03-27-2012 09:58 AM
03-28-2012 12:27 PM
I think I saw something similar back in the early days of the 5000 appliances but thought the issue died out in v1.3. If you look in the "Disk Logs" report and see messages about the disk pool/volume going down and then coming back up 2-5 mins (or so) later, tell your support guy to look up an internal doc of doc id 316680 (or have him contact me).
Long story short, IF this is the problem, NBU is pestering the appliance for an "are you alive" message every 60 seconds and the appliance may be too busy to respond that frequently so we can adjust the timeout with the presence of the following touch file:
Configuration file: <InstallPath>\VERITAS\NetBackup\db\config\DPS_PROXYDEFAULTRECVTMO
You'd want to put a value in the touch file that is larger than the time you're seeing the disk pool as offline in your disk logs. I don't think I've ever seen one go longer than 5 mins, so if you put "600" (for 600 secs) in your touch file you should be more than good. One thing about that is that NBU may not see the storage pool as down for up to 10 mins after it's actually offline, but while your backups will stop writing, it won't cause a problem for any kind of data consistency or anything. NBU just won't see the disk as down for 10 minutes instead of 1 minute, but your false positives on the pool being down should also go to 0.
Hope this helps!
03-29-2012 02:02 AM
03-29-2012 02:41 AM
I have had similar issues on a customers site with a 5200 unit (so slightly different)
It was resolved by three things - it has not had an issue for months since doing this:
1. The DPS_PROXYDEFAULTRECVTMO with a value of 800 but the other two removed - this needs a full service re-start to take effect (I usually reboot)

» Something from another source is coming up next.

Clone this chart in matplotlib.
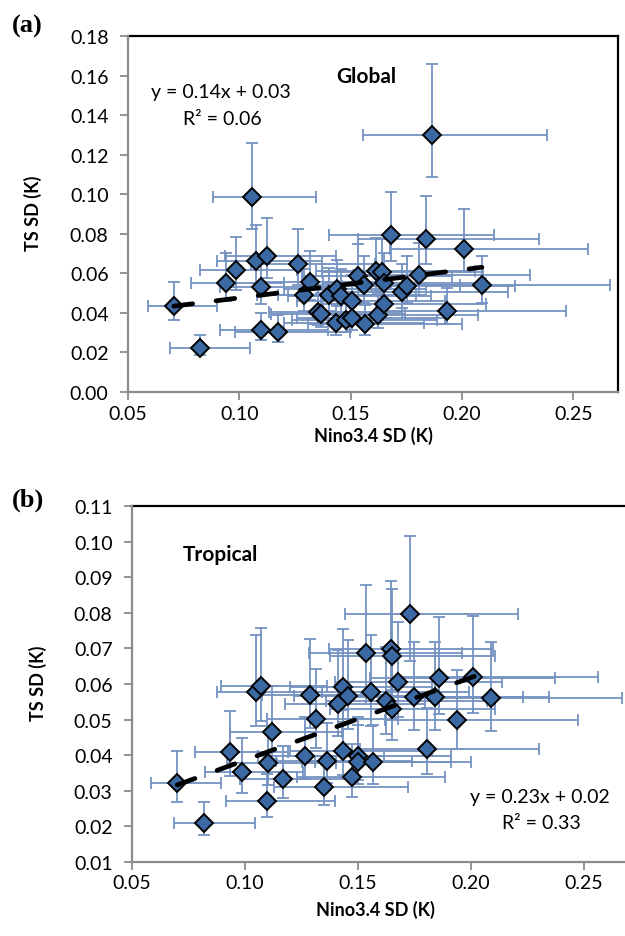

2. The SIZE and NUMBER DATA_BUFFERS files removed
3. The keep alive setting changed:
# echo 510 > /proc/sys/net/ipv4/tcp_keepalive_time
# echo 3 > /proc/sys/net/ipv4/tcp_keepalive_intvl
# echo 3 > /proc/sys/net/ipv4/tcp_keepalive_probes
These need to be kept persisitent though -
The changes would be rendered persistent with an addition such as the following to /etc/sysctl.conf
## Keepalive at 8.5 minutes
# start probing for heartbeat after 8.5 idle minutes (default 7200 sec)
net.ipv4.tcp_keepalive_time=510
# close connection after 4 unanswered probes (default 9)
net.ipv4.tcp_keepalive_probes=3
# wait 45 seconds for reponse to each probe (default 75
net.ipv4.tcp_keepalive_intvl=3
They Don’t need a restart to take effect and then run :
chkconfig boot.sysctl on
Hope this helps
04-03-2012 03:53 AM
hi Mark, thank you for your reply, after applying the parametres with values specified by Symantec Support i did experienced NO MORE stop (even if we still have some quite painfull performance problem) so i still didn't apply your values.
after our env will be up and running with no more performance problems, i think i'll try to apply them.
regards,
Alberto